Пахом расстегнул бушлат, потер, помял свою бледную впалую грудь.

— Меня ли одного она так… И дед, бывало, выходил из берегов, он всяким живал… Да мера у него была. Это я без меры себя гублю.

— И никак не остановиться?

— Пробовал, да нелюбовь женкина замучила. Знаю, что не полегчает, а прикидываюсь. Еще пуще себя гублю. Бот похороню Деда, зарок дам. Ему одному верил и верить буду. — Пахом твердо стукнул себя по колену, и Петр понял, что не теперь, не вдруг пришло к нему это желание остановить свою погибель, закаяться.

— Приду к нему ночью и зарекусь…

— Это почему же ночью? — спросил Петр, удивившись внутренней силе веры Пахома в то, что он вскоре исправит свою жизнь, поклявшись над могилой Александра Титыча.

— Ночью вернее зарок будет. Из тьмы да на свет душа и очистится. Дед всем детям еще в прошлом годе завещал прийти к нему по разу во тьме. Постоишь над могилой — лучше станешь. Я исполню все в точности… — Пахом кивнул головой, будто утверждая что-то. — А еще старики сказывают, на кладбище надобно костер разжечь, да обежать его три раза через левое плечо, и прыгнуть через пламя — вся нечисть и выйдет из тебя. Титыч знал все эти обряды. И чего он только не знал, не ведал: и прибаутки, и колядования, и бывальщины поморские, — на тоне у рыбака время идет медленно, без хорошего сказителя ума лишишься, душа зачерствеет. Ох, да как же это без него-то теперь? — тяжело, со стоном проговорил Пахом. — Все мне выжгло в груди, когда узнал, что нет больше отца моего…
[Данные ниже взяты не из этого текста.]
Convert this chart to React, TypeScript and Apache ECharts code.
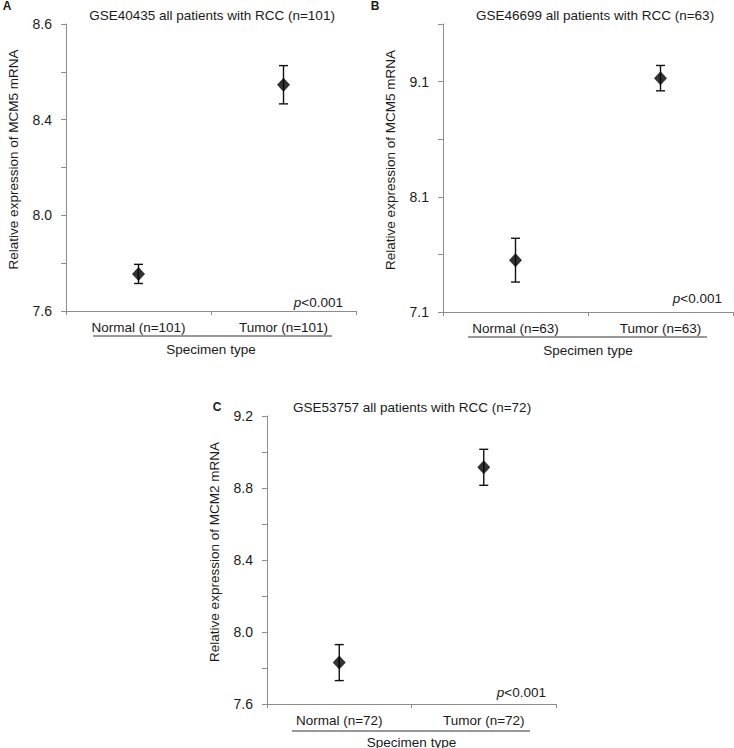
import React, { useEffect, useRef } from "react";
import * as echarts from "echarts";

// ---------- data ----------
const categoriesA = ["Normal (n=101)", "Tumor (n=101)"];
const meanA = [7.755, 8.546];
const errA = [0.04, 0.08];

const categoriesB = ["Normal (n=63)", "Tumor (n=63)"];
const meanB = [7.55, 9.13];
const errB = [0.19, 0.11];

const categoriesC = ["Normal (n=72)", "Tumor (n=72)"];
const meanC = [7.83, 8.915];
const errC = [0.1, 0.1];

// y-axis ticks and labels
const ticksA = [7.6, 7.8, 8.0, 8.2, 8.4, 8.6, 8.8];
const labelValuesA = [7.6, 8.0, 8.4, 8.8];
const tickLabelsA = ["7.6", "8.0", "8.4", "8.6"];

const ticksB = [7.1, 7.6, 8.1, 8.6, 9.1, 9.6];
const labelValuesB = [7.1, 8.1, 9.1];
const tickLabelsB = ["7.1", "8.1", "9.1"];

const ticksC = [7.6, 7.8, 8.0, 8.2, 8.4, 8.6, 8.8, 9.0, 9.2];
const labelValuesC = [7.6, 8.0, 8.4, 8.8, 9.2];
const tickLabelsC = ["7.6", "8.0", "8.4", "8.8", "9.2"];

const titles = [
  "GSE40435 all patients with RCC (n=101)",
  "GSE46699 all patients with RCC (n=63)",
  "GSE53757 all patients with RCC (n=72)",
];
const yNames = [
  "Relative expression of MCM5 mRNA",
  "Relative expression of MCM5 mRNA",
  "Relative expression of MCM2 mRNA",
];
const xName = "Specimen type";
const pText = "<0.001";

const FONT = "'Liberation Sans', Arial, Helvetica, sans-serif";
const TEXT = "#1a1a1a";
const AXIS = "#8c8c8c";

function labelFormatter(values: number[], texts: string[]) {
  return (v: number) => {
    const i = values.findIndex((x) => Math.abs(x - v) < 1e-6);
    return i >= 0 ? texts[i] : "";
  };
}

function makeYAxis(idx: number, min: number, max: number, ticks: number[], lv: number[], lt: string[]) {
  return {
    type: "value",
    gridIndex: idx,
    min,
    max,
    name: yNames[idx],
    nameLocation: "middle",
    nameGap: 46,
    nameTextStyle: { fontFamily: FONT, fontSize: 13.5, color: TEXT, padding: [0, 0, 0, 16] },
    axisLine: { show: true, lineStyle: { color: AXIS, width: 1 } },
    axisTick: { show: true, length: 5, lineStyle: { color: AXIS }, customValues: ticks },
    axisLabel: {
      show: true,
      margin: 14,
      fontFamily: FONT,
      fontSize: 14,
      color: TEXT,
      customValues: lv,
      formatter: labelFormatter(lv, lt),
    },
    splitLine: { show: false },
  };
}

function makeXAxis(idx: number, cats: string[]) {
  return {
    type: "category",
    gridIndex: idx,
    data: cats,
    boundaryGap: true,
    name: xName,
    nameLocation: "middle",
    nameGap: 31,
    nameTextStyle: { fontFamily: FONT, fontSize: 13.5, color: TEXT },
    axisLine: { show: true, lineStyle: { color: AXIS, width: 1 } },
    axisTick: { show: true, length: 4, alignWithLabel: false, lineStyle: { color: AXIS } },
    axisLabel: { margin: 9, fontFamily: FONT, fontSize: 13.5, color: TEXT, interval: 0 },
    splitLine: { show: false },
  };
}

function errorSeries(idx: number, mean: number[], err: number[]) {
  return {
    type: "custom",
    xAxisIndex: idx,
    yAxisIndex: idx,
    z: 2,
    data: mean.map((m, i) => [i, m - err[i], m + err[i]]),
    encode: { x: 0, y: [1, 2] },
    renderItem: (params: any, api: any) => {
      const x = api.value(0);
      const lo = api.coord([x, api.value(1)]);
      const hi = api.coord([x, api.value(2)]);
      const hw = 4.5;
      const style = { stroke: "#111", lineWidth: 1.4 };
      return {
        type: "group",
        children: [
          { type: "line", shape: { x1: lo[0], y1: lo[1], x2: hi[0], y2: hi[1] }, style },
          { type: "line", shape: { x1: lo[0] - hw, y1: lo[1], x2: lo[0] + hw, y2: lo[1] }, style },
          { type: "line", shape: { x1: hi[0] - hw, y1: hi[1], x2: hi[0] + hw, y2: hi[1] }, style },
        ],
      };
    },
  };
}

function meanSeries(idx: number, mean: number[]) {
  return {
    type: "scatter",
    xAxisIndex: idx,
    yAxisIndex: idx,
    z: 3,
    symbol: "diamond",
    symbolSize: [13, 14],
    itemStyle: { color: "#000" },
    data: mean,
  };
}

function pLabel(x: number, y: number) {
  return {
    type: "text",
    x,
    y,
    style: {
      text: "{i|p}" + pText,
      align: "right",
      verticalAlign: "middle",
      fontFamily: FONT,
      fontSize: 13.5,
      fill: TEXT,
      rich: { i: { fontStyle: "italic", fontFamily: FONT, fontSize: 13.5, fill: TEXT } },
    },
  };
}

function centerText(text: string, x: number, y: number, size = 13.5, weight = "normal") {
  return {
    type: "text",
    x,
    y,
    style: {
      text,
      align: "center",
      verticalAlign: "middle",
      fontFamily: FONT,
      fontSize: size,
      fontWeight: weight,
      fill: TEXT,
    },
  };
}

function underline(x1: number, x2: number, y: number) {
  return {
    type: "line",
    shape: { x1, y1: y, x2, y2: y },
    style: { stroke: "#333", lineWidth: 1 },
  };
}

export default function App() {
  const ref = useRef<HTMLDivElement>(null);
  useEffect(() => {
    if (!ref.current) return;
    const chart = echarts.init(ref.current, null, { renderer: "svg" });
    chart.setOption({
      animation: false,
      backgroundColor: "#fff",
      grid: [
        { left: 66, top: 24, width: 290, height: 287, outerBoundsMode: "none", containLabel: false },
        { left: 443, top: 24, width: 290, height: 288, outerBoundsMode: "none", containLabel: false },
        { left: 267, top: 416, width: 289, height: 288, outerBoundsMode: "none", containLabel: false },
      ],
      xAxis: [makeXAxis(0, categoriesA), makeXAxis(1, categoriesB), makeXAxis(2, categoriesC)],
      yAxis: [
        makeYAxis(0, 7.6, 8.8, ticksA, labelValuesA, tickLabelsA),
        makeYAxis(1, 7.1, 9.6, ticksB, labelValuesB, tickLabelsB),
        makeYAxis(2, 7.6, 9.2, ticksC, labelValuesC, tickLabelsC),
      ],
      series: [
        errorSeries(0, meanA, errA),
        meanSeries(0, meanA),
        errorSeries(1, meanB, errB),
        meanSeries(1, meanB),
        errorSeries(2, meanC, errC),
        meanSeries(2, meanC),
      ],
      graphic: [
        centerText("A", 7, 6, 12, "bold"),
        centerText("B", 375, 6, 12, "bold"),
        centerText("C", 217, 407, 12, "bold"),
        centerText(titles[0], 212, 15),
        centerText(titles[1], 595, 15),
        centerText(titles[2], 412, 407),
        pLabel(343, 302),
        pLabel(722, 298),
        pLabel(546, 692),
        underline(93, 332, 336),
        underline(468, 707, 337),
        underline(292, 530, 731),
      ],
    });
    return () => chart.dispose();
  }, []);
  return (
    <div
      ref={ref}
      style={{ position: "absolute", left: 0, top: 0, width: 734, height: 748, background: "#fff" }}
    />
  );
}
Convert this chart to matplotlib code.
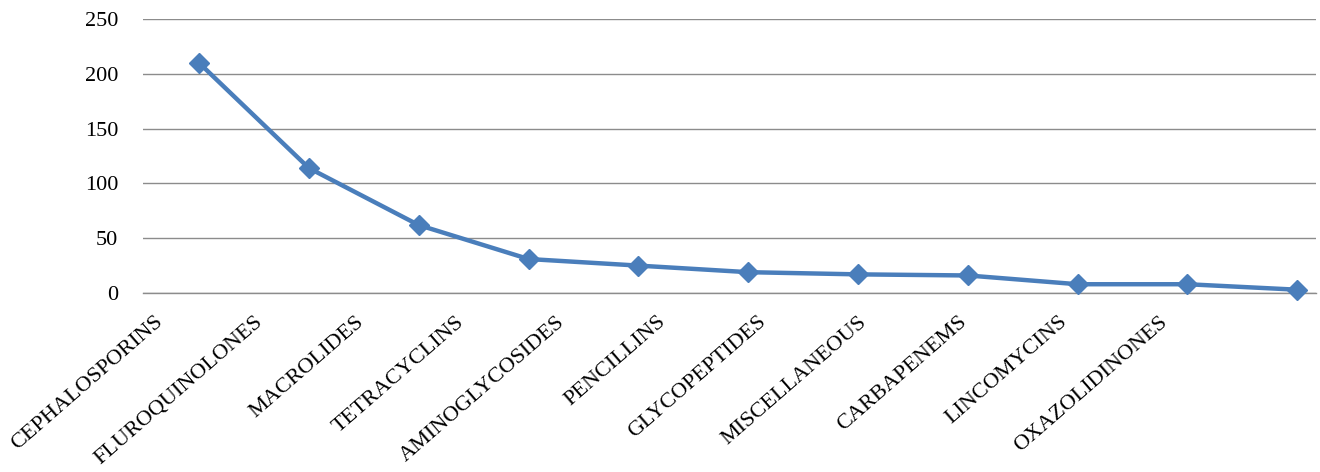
import matplotlib
matplotlib.use("Agg")
import matplotlib.pyplot as plt

# antibiotic classes and number of prescriptions
classes = ["CEPHALOSPORINS", "FLUROQUINOLONES", "MACROLIDES", "TETRACYCLINS",
           "AMINOGLYCOSIDES", "PENCILLINS", "GLYCOPEPTIDES", "MISCELLANEOUS",
           "CARBAPENEMS", "LINCOMYCINS", "OXAZOLIDINONES"]
counts = [210, 114, 62, 31, 25, 19, 17, 16, 8, 8, 3]
yticks = [0, 50, 100, 150, 200, 250]

plt.rcParams['font.family'] = ['Liberation Serif', 'DejaVu Serif']

fig = plt.figure(figsize=(13.2, 4.72), dpi=100)
ax = fig.add_axes([143/1320, 179/472, 1173/1320, 274/472])

x = list(range(len(classes)))
ax.plot(x, counts, color='#4A7EBB', linewidth=3.2, marker='D', markersize=10,
        markerfacecolor='#4A7EBB', markeredgecolor='#4A7EBB', zorder=3,
        clip_on=False)

ax.set_xlim(-0.51, 10.17)
ax.set_ylim(0, 250)
ax.set_yticks(yticks)
ax.set_yticklabels([str(v) for v in yticks], fontsize=16)
ax.tick_params(axis='y', length=0, pad=18)
ax.yaxis.grid(True, color='#8c8c8c', linewidth=1)
ax.set_axisbelow(True)
for s in ax.spines.values():
    s.set_visible(False)
ax.spines['bottom'].set_visible(True)
ax.spines['bottom'].set_color('#8c8c8c')
ax.spines['bottom'].set_linewidth(1)
ax.set_xticks([])

# category labels sit on a twin axis with slightly tighter spacing
lab = ax.twiny()
lab.set_position(ax.get_position())
lab.xaxis.set_ticks_position('bottom')
for s in lab.spines.values():
    s.set_visible(False)
lab.set_xlim(-0.11, 11.56)
lab.set_xticks(x)
lab.set_xticklabels(classes, rotation=41, ha='right', va='top',
                    rotation_mode='anchor', fontsize=16)
lab.tick_params(axis='x', length=0, pad=14)

fig.savefig("out.png", dpi=100, facecolor='white')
Он отвернулся к морю, засопел, задышал в ладонь да в кулак, потом обтер побледневшее лицо, показавшееся Петру болезненно-нервным и одухотворенным.
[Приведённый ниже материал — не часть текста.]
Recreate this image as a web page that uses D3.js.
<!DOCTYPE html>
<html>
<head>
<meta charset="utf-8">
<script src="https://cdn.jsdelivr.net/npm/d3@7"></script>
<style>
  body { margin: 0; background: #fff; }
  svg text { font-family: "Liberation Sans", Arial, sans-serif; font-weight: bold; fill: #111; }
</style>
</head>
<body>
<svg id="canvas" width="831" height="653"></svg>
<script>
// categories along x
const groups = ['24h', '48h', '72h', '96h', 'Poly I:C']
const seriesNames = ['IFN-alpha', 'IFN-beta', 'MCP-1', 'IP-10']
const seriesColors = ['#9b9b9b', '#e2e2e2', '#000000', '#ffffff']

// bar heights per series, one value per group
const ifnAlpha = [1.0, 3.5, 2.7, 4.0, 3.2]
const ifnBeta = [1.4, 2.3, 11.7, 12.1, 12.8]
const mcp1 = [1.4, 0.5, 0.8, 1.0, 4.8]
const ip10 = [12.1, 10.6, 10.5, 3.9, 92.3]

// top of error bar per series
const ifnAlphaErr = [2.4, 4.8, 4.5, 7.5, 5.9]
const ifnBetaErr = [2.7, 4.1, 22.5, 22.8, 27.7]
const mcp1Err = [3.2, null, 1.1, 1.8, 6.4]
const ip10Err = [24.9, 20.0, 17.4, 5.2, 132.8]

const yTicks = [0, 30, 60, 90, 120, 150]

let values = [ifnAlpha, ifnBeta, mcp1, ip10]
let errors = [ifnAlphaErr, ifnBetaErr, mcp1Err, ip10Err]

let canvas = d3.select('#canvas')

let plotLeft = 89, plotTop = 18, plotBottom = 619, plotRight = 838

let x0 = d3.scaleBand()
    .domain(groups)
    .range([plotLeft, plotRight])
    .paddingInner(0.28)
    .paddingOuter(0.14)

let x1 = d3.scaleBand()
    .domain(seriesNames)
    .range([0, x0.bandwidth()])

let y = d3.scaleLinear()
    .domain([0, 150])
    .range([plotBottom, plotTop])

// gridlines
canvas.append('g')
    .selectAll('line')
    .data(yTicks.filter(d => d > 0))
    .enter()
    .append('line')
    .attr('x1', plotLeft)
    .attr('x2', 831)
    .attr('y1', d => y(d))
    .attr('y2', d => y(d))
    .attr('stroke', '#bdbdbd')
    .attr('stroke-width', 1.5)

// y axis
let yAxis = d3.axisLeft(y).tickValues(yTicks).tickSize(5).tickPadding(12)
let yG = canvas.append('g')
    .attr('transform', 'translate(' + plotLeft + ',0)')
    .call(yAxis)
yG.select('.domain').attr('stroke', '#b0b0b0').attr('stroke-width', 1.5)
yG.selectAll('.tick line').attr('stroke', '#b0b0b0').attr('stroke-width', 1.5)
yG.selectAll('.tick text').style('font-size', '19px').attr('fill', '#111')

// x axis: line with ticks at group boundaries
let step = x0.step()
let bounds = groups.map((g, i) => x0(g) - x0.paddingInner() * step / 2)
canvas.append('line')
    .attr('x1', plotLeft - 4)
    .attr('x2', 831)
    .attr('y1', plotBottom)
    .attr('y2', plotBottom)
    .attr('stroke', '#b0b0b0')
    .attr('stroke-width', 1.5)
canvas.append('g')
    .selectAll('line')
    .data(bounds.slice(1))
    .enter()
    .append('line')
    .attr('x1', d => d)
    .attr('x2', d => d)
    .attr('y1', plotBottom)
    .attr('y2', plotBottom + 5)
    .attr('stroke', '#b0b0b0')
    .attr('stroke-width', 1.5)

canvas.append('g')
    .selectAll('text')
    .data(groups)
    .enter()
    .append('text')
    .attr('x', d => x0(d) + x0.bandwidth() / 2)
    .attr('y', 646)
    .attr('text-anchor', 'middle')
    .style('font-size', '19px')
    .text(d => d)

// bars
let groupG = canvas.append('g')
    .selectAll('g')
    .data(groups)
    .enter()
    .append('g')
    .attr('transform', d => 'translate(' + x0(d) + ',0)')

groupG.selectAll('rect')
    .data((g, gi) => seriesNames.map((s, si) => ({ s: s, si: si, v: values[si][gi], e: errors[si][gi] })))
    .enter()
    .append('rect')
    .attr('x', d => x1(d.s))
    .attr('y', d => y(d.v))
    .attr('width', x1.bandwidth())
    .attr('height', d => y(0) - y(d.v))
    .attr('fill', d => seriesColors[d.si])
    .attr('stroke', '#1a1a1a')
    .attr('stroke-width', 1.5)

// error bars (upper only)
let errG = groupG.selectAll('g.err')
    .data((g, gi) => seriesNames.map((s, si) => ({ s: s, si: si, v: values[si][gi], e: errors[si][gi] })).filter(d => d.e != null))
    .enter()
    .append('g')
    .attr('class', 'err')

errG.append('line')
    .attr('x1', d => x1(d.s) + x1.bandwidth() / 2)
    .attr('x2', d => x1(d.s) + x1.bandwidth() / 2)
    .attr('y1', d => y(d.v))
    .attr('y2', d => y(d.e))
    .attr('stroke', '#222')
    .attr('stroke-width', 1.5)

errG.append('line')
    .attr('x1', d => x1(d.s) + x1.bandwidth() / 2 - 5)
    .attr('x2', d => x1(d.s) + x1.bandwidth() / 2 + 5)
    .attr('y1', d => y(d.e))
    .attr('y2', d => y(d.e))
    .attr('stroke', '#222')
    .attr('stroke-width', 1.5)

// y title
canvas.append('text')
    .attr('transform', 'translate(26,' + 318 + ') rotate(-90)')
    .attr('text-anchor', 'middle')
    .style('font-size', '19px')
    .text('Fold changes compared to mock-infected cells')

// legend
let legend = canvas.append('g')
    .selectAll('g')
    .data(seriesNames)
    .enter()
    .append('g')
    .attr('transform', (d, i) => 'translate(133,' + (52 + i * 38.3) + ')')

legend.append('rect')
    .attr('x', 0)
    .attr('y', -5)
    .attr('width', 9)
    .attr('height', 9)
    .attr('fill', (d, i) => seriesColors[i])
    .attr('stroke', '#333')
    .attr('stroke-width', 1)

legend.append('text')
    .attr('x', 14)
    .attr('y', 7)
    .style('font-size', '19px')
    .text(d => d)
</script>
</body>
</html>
— Не любил Дед раскиселистых да нытиков, — будто извиняясь, сказал Пахом. — А весельчаков да всякие праздники занятные уважал.
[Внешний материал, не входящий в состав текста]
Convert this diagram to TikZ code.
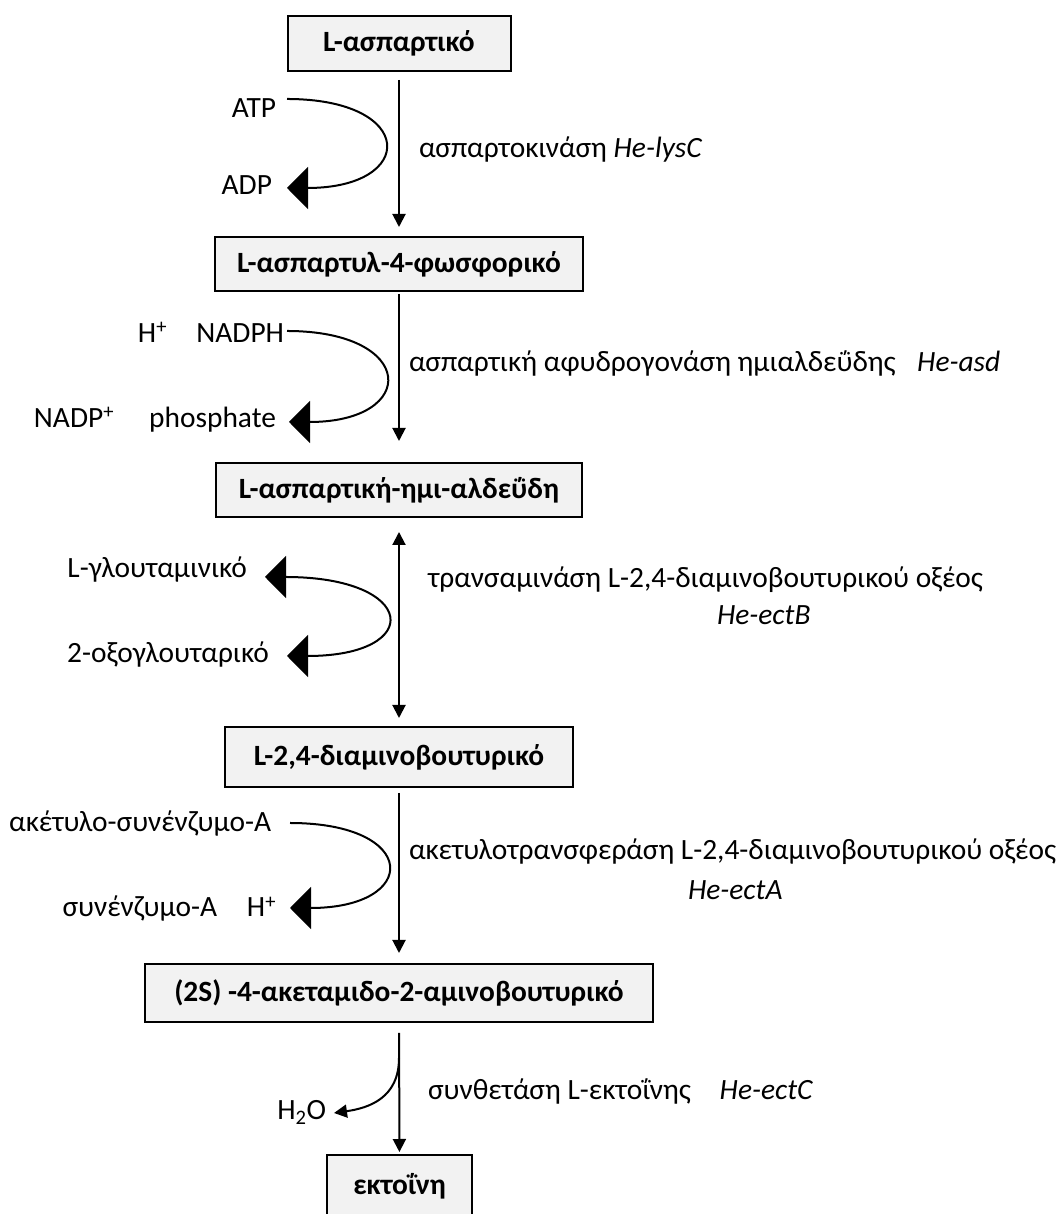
\documentclass[tikz,border=0pt]{standalone}
\usepackage{fontspec}
\setmainfont{Carlito}
\usetikzlibrary{arrows.meta}
\definecolor{boxfill}{HTML}{F2F2F2}
\newcommand{\txt}{\fontsize{29.4bp}{35bp}\selectfont}
\tikzset{big/.tip={Triangle[length=21bp,width=42bp]}}

\begin{document}
\begin{tikzpicture}[>={Triangle[length=13bp,width=13bp]},line width=2bp,
  compound/.style={draw,rectangle,fill=boxfill,inner sep=0pt,font=\txt\bfseries},
  chem/.style={anchor=base east,inner sep=0pt,font=\txt},
  enzyme/.style={anchor=base west,inner sep=0pt,font=\txt},
  cofactor/.style={-big},
  ]
\useasboundingbox (0,0) rectangle (1060bp,1214bp);
%%
\node (asp) at (399bp,1170.5bp) [compound,minimum width=223bp,minimum height=55bp] {L-ασπαρτικό};
  \node (aspp) at (399bp,950bp) [compound,minimum width=368bp,minimum height=54bp] {L-ασπαρτυλ-4-φωσφορικό};
  \node (asa) at (399bp,724bp) [compound,minimum width=366bp,minimum height=54bp] {L-ασπαρτική-ημι-αλδεΰδη};
  \node (dab) at (399bp,457bp) [compound,minimum width=348bp,minimum height=60bp] {L-2,4-διαμινοβουτυρικό};
  \node (adaba) at (399bp,221bp) [compound,minimum width=508bp,minimum height=58bp] {(2S) -4-ακεταμιδο-2-αμινοβουτυρικό};
  \node (ect) at (399.5bp,28bp) [compound,minimum width=145bp,minimum height=62bp] {εκτοΐνη};
%
  \node (atp) at (277bp,1096bp) [chem] {ATP};
  \node (adp) at (273bp,1019bp) [chem] {ADP};
  \node (hplusa) at (168bp,871bp) [chem] {H\textsuperscript{+}};
  \node (nadph) at (285bp,871bp) [chem] {NADPH};
  \node (nadp) at (115bp,786bp) [chem] {NADP\textsuperscript{+}};
  \node (phos) at (277bp,786bp) [chem] {phosphate};
  \node (glu) at (248bp,636bp) [chem] {L-γλουταμινικό};
  \node (oxo) at (270bp,551bp) [chem] {2-οξογλουταρικό};
  \node (accoa) at (272bp,382bp) [chem] {ακέτυλο-συνένζυμο-Α};
  \node (coa) at (218bp,297bp) [chem] {συνένζυμο-Α};
  \node (hplusb) at (277bp,297bp) [chem] {H\textsuperscript{+}};
  \node (water) at (327bp,94bp) [chem] {H\textsubscript{2}O};
%
  \node (lysc) at (418bp,1056bp) [enzyme] {ασπαρτοκινάση \textit{He-lysC}};
  \node (asd) at (408bp,842bp) [enzyme] {ασπαρτική αφυδρογονάση ημιαλδεΰδης\hspace{0.5em} \textit{He-asd}};
  \node (ectb) at (427bp,626bp) [enzyme] {τρανσαμινάση L-2,4-διαμινοβουτυρικού οξέος};
  \node (ectbgene) at (716bp,589bp) [enzyme] {\textit{He-ectB}};
  \node (ecta) at (408bp,354bp) [enzyme] {ακετυλοτρανσφεράση L-2,4-διαμινοβουτυρικού οξέος};
  \node (ectagene) at (687bp,314bp) [enzyme] {\textit{He-ectA}};
  \node (ectc) at (427bp,114bp) [enzyme] {συνθετάση L-εκτοΐνης\hspace{0.75em} \textit{He-ectC}};
  \coordinate (split) at (399bp,156bp);
%
  \draw [->,shorten <=8bp,shorten >=9bp] (asp) -- (aspp);
  \draw [->,shorten <=2bp,shorten >=21bp] (aspp) -- (asa);
  \draw [<->,shorten <=14bp,shorten >=8bp] (asa) -- (dab);
  \draw [->,shorten <=5bp,shorten >=10bp] (dab) -- (adaba);
  \draw [->,shorten <=10bp,shorten >=2bp] (adaba) -- (ect);
%
  \draw [cofactor] ([shift={(10bp,19bp)}]atp.base east) .. controls +(130bp,0) and +(130bp,0) .. ([shift={(14bp,7bp)}]adp.base east);
  \draw [cofactor] ([shift={(2bp,12bp)}]nadph.base east) .. controls +(130bp,0) and +(130bp,0) .. ([shift={(12bp,6bp)}]phos.base east);
  \draw [big-big] ([shift={(17bp,1bp)}]glu.base east) .. controls +(153bp,0) and +(138bp,0) .. ([shift={(17bp,7bp)}]oxo.base east);
  \draw [cofactor] ([shift={(18bp,9bp)}]accoa.base east) .. controls +(130bp,0) and +(130bp,0) .. ([shift={(13bp,9bp)}]hplusb.base east);
  \draw [->] (split) .. controls +(0,-40bp) and +(35bp,5bp) .. ([shift={(7bp,7bp)}]water.base east);
%
\end{tikzpicture}
\end{document}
— Дед рассказывал о колядованиях, — вспомнил Петр.

— На это он был мастер. Дедом-морозом али чертом рогатым по избам ходил вместе с ряжеными, — подтвердил Пахом. — А еще вроде такое бывало. Дед сказывал, будто жену свою на субботнике выглядел.

— На каком таком субботнике, на том, который…

Пахом перебил Петра:

— Не то, не нашенский… На святках субботеи тоже бывали. Как-то к тетке Евдокии пришли девки да бабы незамужние, лавок понатаскали для гостей. Фонарь цветной засветили на потолке. Посередке горницы скамейки поставили для девок-молодух, а по краям, по стенкам — для парней. Замужним да женатым туда ходу не было. Приходили женихи — девки враз песню затевали: „Дунай! Дунай! Многолюдствуй! И с твоею полюбовницей!“ За ту честь женихи деньги платят хозяйке, — тетке Евдокии, значит, заплатили, — а себе невест выглядывают. Вот и пригляделась Титычу Надежда Ильинична семнадцати лет. Ему девятнадцать было…

Странно вдруг все повернулось в сознании Петра. Будто вся жизнь Деда была еще впереди — вся молодость с песнями, игрищами, колядованиями, и надежды впереди, и дети, и работа.

— Золотая парочка вышла, складная, будто колечко обручальное, — сказал Пахом со вздохом. — Надежда-то Ильинична на хорошего мужа загадала. Колечко по полу катала, да вот курица ей счастье и выклевала. Раньше-то как было: никаких тебе электрических да вычислительных сватов не нужно, — ночью темной за ворота выбегали на четыре дороги, кочергой круг очерчивали да ухом землю слушали: бубенцы звенят — богатый, стало быть, жених будет, а ежели телега скрипит — бедный муженек. Или блюдо посеребренное… Положат хлеба да соли, да колечек с сережками, накроют блюдо полотенцем и песню поют надблюдную: „Летит сокол из улицы, голубушка из другой, сплеталися, целовалися, сизыми крыльями обнималися…“ Да и выхватывают с блюда что попадет. Всякая вещь свое значение имела. У кого колечко — по полу зачнут катать. К дверям покатилось — парню дорога, а девке — замуж. А еще кур притаскивали в горницу, воду ставили на пол, хлеб клали, кольца золотые, серебряные да медные…

„Прямо как у римлян, гадание на курах… клюют — воевать, а не клюют — не будет войны…“ — подумал Петр о великой общности обычаев и поверий самых разных народов.